Data section>
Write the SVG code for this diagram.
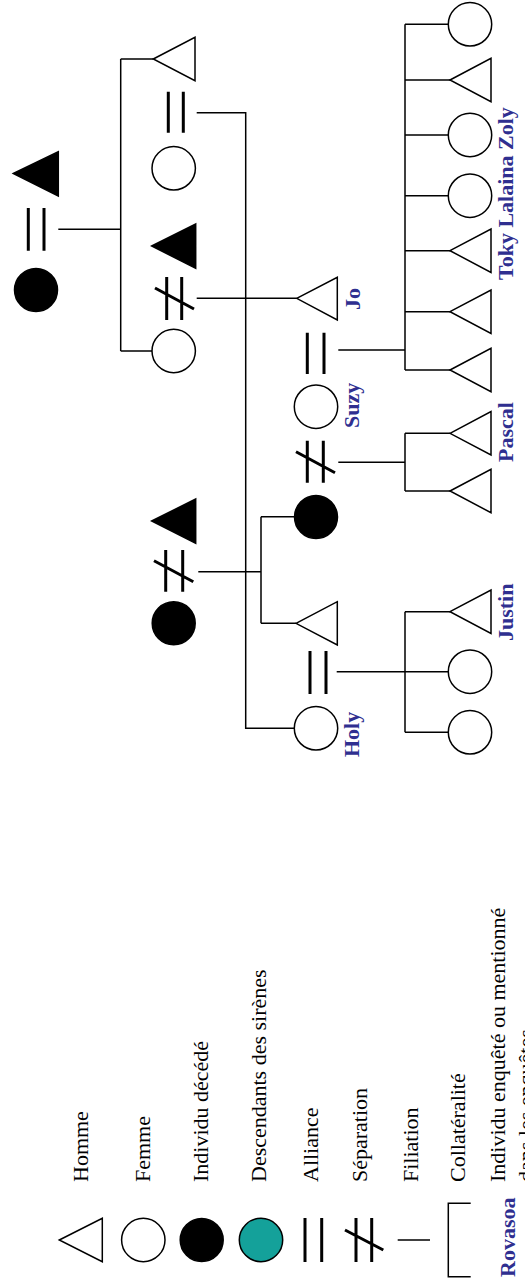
<svg xmlns="http://www.w3.org/2000/svg" width="525" height="1283" viewBox="0 0 525 1283">
<style>
.w{fill:#fff;stroke:#000;stroke-width:1.5}
.b{fill:#000;stroke:#000;stroke-width:1.5}
.t{fill:#14a19a;stroke:#000;stroke-width:1.5}
.eq{stroke:#000;stroke-width:3;fill:none}
.ln{stroke:#000;stroke-width:1.5;fill:none}
.lg{font-family:"Liberation Serif","Times New Roman",serif;font-size:22px;fill:#000}
.nm{font-family:"Liberation Serif","Times New Roman",serif;font-size:22px;font-weight:bold;fill:#2f2f90}
</style>
<rect width="525" height="1283" fill="#fff"/>
<g id="connectors" class="ln">
<path d="M58.3,229.3 H120.7 M120.7,59 V351 M120.7,59 H153.3 M120.7,351 H152"/>
<path d="M196.7,112.7 H245.7 V728.3 H294.3"/>
<path d="M196.7,298.3 H296.7"/>
<path d="M198.3,571.7 H261 M261,516.7 V623.3 M261,516.7 H294 M261,623.3 H296"/>
<path d="M338.3,350 H405 M405,24.3 V370 M405,24.3 H448.3 M405,80 H450 M405,135 H448.3 M405,195.7 H448.3 M405,250.7 H450 M405,311.7 H450 M405,370 H450"/>
<path d="M338.3,462.3 H405 M405,433.3 V491 M405,433.3 H450 M405,491 H450"/>
<path d="M336.7,671.7 H448.3 M405,611.7 V732.3 M405,611.7 H450 M405,732.3 H448.3"/>
</g>
<g id="gen1">
<path id="gf" class="b" d="M13.3,173.5 L58.3,151.7 L58.3,196 Z"/>
<path id="all1" class="eq" d="M28.3,208 V250.7 M44,208 V250.7"/>
<circle id="gm" class="b" cx="36" cy="290" r="21.5"/>
</g>
<g id="gen2">
<path id="n_a" class="w" d="M153.3,59 L195,37.3 L195,80.7 Z"/>
<path id="all2" class="eq" d="M168.3,91.7 V132.7 M183.3,91.7 V132.7"/>
<circle id="n_b" class="w" cx="173.7" cy="168.3" r="21.7"/>
<path id="n_c" class="b" d="M151.7,246 L195.7,224 L195.7,268.3 Z"/>
<path id="sep1" class="eq" d="M166.7,277 V320 M181.7,277 V320 M155,288 L194,309"/>
<circle id="n_d" class="w" cx="173.7" cy="351" r="21.7"/>
<path id="n_e" class="b" d="M151.7,521 L195.7,499 L195.7,543.3 Z"/>
<path id="sep2" class="eq" d="M165.7,550 V591.7 M182.7,550 V591.7 M154,560.7 L193.3,581.7"/>
<circle id="n_f" class="b" cx="173.7" cy="623.3" r="21.5"/>
</g>
<g id="gen3">
<g id="jo"><path class="w" d="M296.7,298.3 L337.3,277.3 L337.3,320 Z"/><text class="nm" transform="translate(360,310) rotate(-90)">Jo</text></g>
<path id="all3" class="eq" d="M307.3,332.7 V374 M324,332.7 V374"/>
<g id="suzy"><circle class="w" cx="316" cy="406.7" r="21.7"/><text class="nm" transform="translate(359,428) rotate(-90)">Suzy</text></g>
<path id="sep3" class="eq" d="M307.3,440.7 V482.7 M323.3,440.7 V482.7 M296,451.7 L335,472.7"/>
<circle id="n_g" class="b" cx="316" cy="517" r="21.5"/>
<path id="n_h" class="w" d="M296,623.3 L337.3,601.7 L337.3,645 Z"/>
<path id="all4" class="eq" d="M310,651 V694 M326,651 V694"/>
<g id="holy"><circle class="w" cx="316" cy="728.3" r="21.7"/><text class="nm" transform="translate(359,757) rotate(-90)">Holy</text></g>
</g>
<g id="gen4">
<g id="toky_group">
<circle class="w" cx="470" cy="24.3" r="21.7"/>
<path class="w" d="M450,80 L491,58.3 L491,101.7 Z"/>
<circle class="w" cx="470" cy="135" r="21.7"/>
<circle class="w" cx="470" cy="195.7" r="21.7"/>
<path class="w" d="M450,250.7 L491,229 L491,272.4 Z"/>
<path class="w" d="M450,311.7 L491,290 L491,333.4 Z"/>
<path class="w" d="M450,370 L491,348.3 L491,391.7 Z"/>
<text class="nm" transform="translate(513,280) rotate(-90)">Toky Lalaina Zoly</text>
</g>
<g id="pascal_group">
<path class="w" d="M450,433.3 L491,411.6 L491,455 Z"/>
<path class="w" d="M450,491 L491,469.3 L491,512.7 Z"/>
<text class="nm" transform="translate(513,462) rotate(-90)">Pascal</text>
</g>
<g id="justin_group">
<path class="w" d="M450,611.7 L491,590 L491,633.4 Z"/>
<circle class="w" cx="470" cy="671.7" r="21.7"/>
<circle class="w" cx="470" cy="732.3" r="21.7"/>
<text class="nm" transform="translate(513,641) rotate(-90)">Justin</text>
</g>
</g>
<g id="legend">
<g id="lg_homme"><path class="w" d="M59.3,1240 L102.3,1218.3 L102.3,1261.7 Z"/><text class="lg" transform="translate(88,1182) rotate(-90)">Homme</text></g>
<g id="lg_femme"><circle class="w" cx="143.3" cy="1240" r="21.7"/><text class="lg" transform="translate(150,1182) rotate(-90)">Femme</text></g>
<g id="lg_decede"><circle class="b" cx="201.7" cy="1240" r="21.5"/><text class="lg" transform="translate(208,1182) rotate(-90)">Individu décédé</text></g>
<g id="lg_sirenes"><circle class="t" cx="261" cy="1240" r="21.7"/><text class="lg" transform="translate(266,1182) rotate(-90)">Descendants des sirènes</text></g>
<g id="lg_alliance"><path class="eq" d="M305,1218 V1262 M321.7,1218 V1262"/><text class="lg" transform="translate(318,1182) rotate(-90)">Alliance</text></g>
<g id="lg_separation"><path class="eq" d="M356,1218 V1262 M371.7,1218 V1262 M345,1230 L383.3,1250"/><text class="lg" transform="translate(367,1182) rotate(-90)">Séparation</text></g>
<g id="lg_filiation"><path class="ln" d="M397.7,1240 H430"/><text class="lg" transform="translate(418,1182) rotate(-90)">Filiation</text></g>
<g id="lg_collateralite"><path class="ln" d="M470.7,1203.3 H448.3 V1276.7 H470.7"/><text class="lg" transform="translate(465,1182) rotate(-90)">Collatéralité</text></g>
<g id="lg_enquete"><text class="nm" transform="translate(515,1277) rotate(-90)">Rovasoa</text><text class="lg" transform="translate(505,1182) rotate(-90)">Individu enquêté ou mentionné</text><text class="lg" transform="translate(533,1182) rotate(-90)">dans les enquêtes</text></g>
</g>
</svg>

Required task> Images in the data above are to be skipped. Retype all other material exactly.

Task solution>
Write the SVG code for this diagram.
<svg xmlns="http://www.w3.org/2000/svg" width="525" height="1283" viewBox="0 0 525 1283">
<style>
.w{fill:#fff;stroke:#000;stroke-width:1.5}
.b{fill:#000;stroke:#000;stroke-width:1.5}
.t{fill:#14a19a;stroke:#000;stroke-width:1.5}
.eq{stroke:#000;stroke-width:3;fill:none}
.ln{stroke:#000;stroke-width:1.5;fill:none}
.lg{font-family:"Liberation Serif","Times New Roman",serif;font-size:22px;fill:#000}
.nm{font-family:"Liberation Serif","Times New Roman",serif;font-size:22px;font-weight:bold;fill:#2f2f90}
</style>
<rect width="525" height="1283" fill="#fff"/>
<g id="connectors" class="ln">
<path d="M58.3,229.3 H120.7 M120.7,59 V351 M120.7,59 H153.3 M120.7,351 H152"/>
<path d="M196.7,112.7 H245.7 V728.3 H294.3"/>
<path d="M196.7,298.3 H296.7"/>
<path d="M198.3,571.7 H261 M261,516.7 V623.3 M261,516.7 H294 M261,623.3 H296"/>
<path d="M338.3,350 H405 M405,24.3 V370 M405,24.3 H448.3 M405,80 H450 M405,135 H448.3 M405,195.7 H448.3 M405,250.7 H450 M405,311.7 H450 M405,370 H450"/>
<path d="M338.3,462.3 H405 M405,433.3 V491 M405,433.3 H450 M405,491 H450"/>
<path d="M336.7,671.7 H448.3 M405,611.7 V732.3 M405,611.7 H450 M405,732.3 H448.3"/>
</g>
<g id="gen1">
<path id="gf" class="b" d="M13.3,173.5 L58.3,151.7 L58.3,196 Z"/>
<path id="all1" class="eq" d="M28.3,208 V250.7 M44,208 V250.7"/>
<circle id="gm" class="b" cx="36" cy="290" r="21.5"/>
</g>
<g id="gen2">
<path id="n_a" class="w" d="M153.3,59 L195,37.3 L195,80.7 Z"/>
<path id="all2" class="eq" d="M168.3,91.7 V132.7 M183.3,91.7 V132.7"/>
<circle id="n_b" class="w" cx="173.7" cy="168.3" r="21.7"/>
<path id="n_c" class="b" d="M151.7,246 L195.7,224 L195.7,268.3 Z"/>
<path id="sep1" class="eq" d="M166.7,277 V320 M181.7,277 V320 M155,288 L194,309"/>
<circle id="n_d" class="w" cx="173.7" cy="351" r="21.7"/>
<path id="n_e" class="b" d="M151.7,521 L195.7,499 L195.7,543.3 Z"/>
<path id="sep2" class="eq" d="M165.7,550 V591.7 M182.7,550 V591.7 M154,560.7 L193.3,581.7"/>
<circle id="n_f" class="b" cx="173.7" cy="623.3" r="21.5"/>
</g>
<g id="gen3">
<g id="jo"><path class="w" d="M296.7,298.3 L337.3,277.3 L337.3,320 Z"/><text class="nm" transform="translate(360,310) rotate(-90)">Jo</text></g>
<path id="all3" class="eq" d="M307.3,332.7 V374 M324,332.7 V374"/>
<g id="suzy"><circle class="w" cx="316" cy="406.7" r="21.7"/><text class="nm" transform="translate(359,428) rotate(-90)">Suzy</text></g>
<path id="sep3" class="eq" d="M307.3,440.7 V482.7 M323.3,440.7 V482.7 M296,451.7 L335,472.7"/>
<circle id="n_g" class="b" cx="316" cy="517" r="21.5"/>
<path id="n_h" class="w" d="M296,623.3 L337.3,601.7 L337.3,645 Z"/>
<path id="all4" class="eq" d="M310,651 V694 M326,651 V694"/>
<g id="holy"><circle class="w" cx="316" cy="728.3" r="21.7"/><text class="nm" transform="translate(359,757) rotate(-90)">Holy</text></g>
</g>
<g id="gen4">
<g id="toky_group">
<circle class="w" cx="470" cy="24.3" r="21.7"/>
<path class="w" d="M450,80 L491,58.3 L491,101.7 Z"/>
<circle class="w" cx="470" cy="135" r="21.7"/>
<circle class="w" cx="470" cy="195.7" r="21.7"/>
<path class="w" d="M450,250.7 L491,229 L491,272.4 Z"/>
<path class="w" d="M450,311.7 L491,290 L491,333.4 Z"/>
<path class="w" d="M450,370 L491,348.3 L491,391.7 Z"/>
<text class="nm" transform="translate(513,280) rotate(-90)">Toky Lalaina Zoly</text>
</g>
<g id="pascal_group">
<path class="w" d="M450,433.3 L491,411.6 L491,455 Z"/>
<path class="w" d="M450,491 L491,469.3 L491,512.7 Z"/>
<text class="nm" transform="translate(513,462) rotate(-90)">Pascal</text>
</g>
<g id="justin_group">
<path class="w" d="M450,611.7 L491,590 L491,633.4 Z"/>
<circle class="w" cx="470" cy="671.7" r="21.7"/>
<circle class="w" cx="470" cy="732.3" r="21.7"/>
<text class="nm" transform="translate(513,641) rotate(-90)">Justin</text>
</g>
</g>
<g id="legend">
<g id="lg_homme"><path class="w" d="M59.3,1240 L102.3,1218.3 L102.3,1261.7 Z"/><text class="lg" transform="translate(88,1182) rotate(-90)">Homme</text></g>
<g id="lg_femme"><circle class="w" cx="143.3" cy="1240" r="21.7"/><text class="lg" transform="translate(150,1182) rotate(-90)">Femme</text></g>
<g id="lg_decede"><circle class="b" cx="201.7" cy="1240" r="21.5"/><text class="lg" transform="translate(208,1182) rotate(-90)">Individu décédé</text></g>
<g id="lg_sirenes"><circle class="t" cx="261" cy="1240" r="21.7"/><text class="lg" transform="translate(266,1182) rotate(-90)">Descendants des sirènes</text></g>
<g id="lg_alliance"><path class="eq" d="M305,1218 V1262 M321.7,1218 V1262"/><text class="lg" transform="translate(318,1182) rotate(-90)">Alliance</text></g>
<g id="lg_separation"><path class="eq" d="M356,1218 V1262 M371.7,1218 V1262 M345,1230 L383.3,1250"/><text class="lg" transform="translate(367,1182) rotate(-90)">Séparation</text></g>
<g id="lg_filiation"><path class="ln" d="M397.7,1240 H430"/><text class="lg" transform="translate(418,1182) rotate(-90)">Filiation</text></g>
<g id="lg_collateralite"><path class="ln" d="M470.7,1203.3 H448.3 V1276.7 H470.7"/><text class="lg" transform="translate(465,1182) rotate(-90)">Collatéralité</text></g>
<g id="lg_enquete"><text class="nm" transform="translate(515,1277) rotate(-90)">Rovasoa</text><text class="lg" transform="translate(505,1182) rotate(-90)">Individu enquêté ou mentionné</text><text class="lg" transform="translate(533,1182) rotate(-90)">dans les enquêtes</text></g>
</g>
</svg>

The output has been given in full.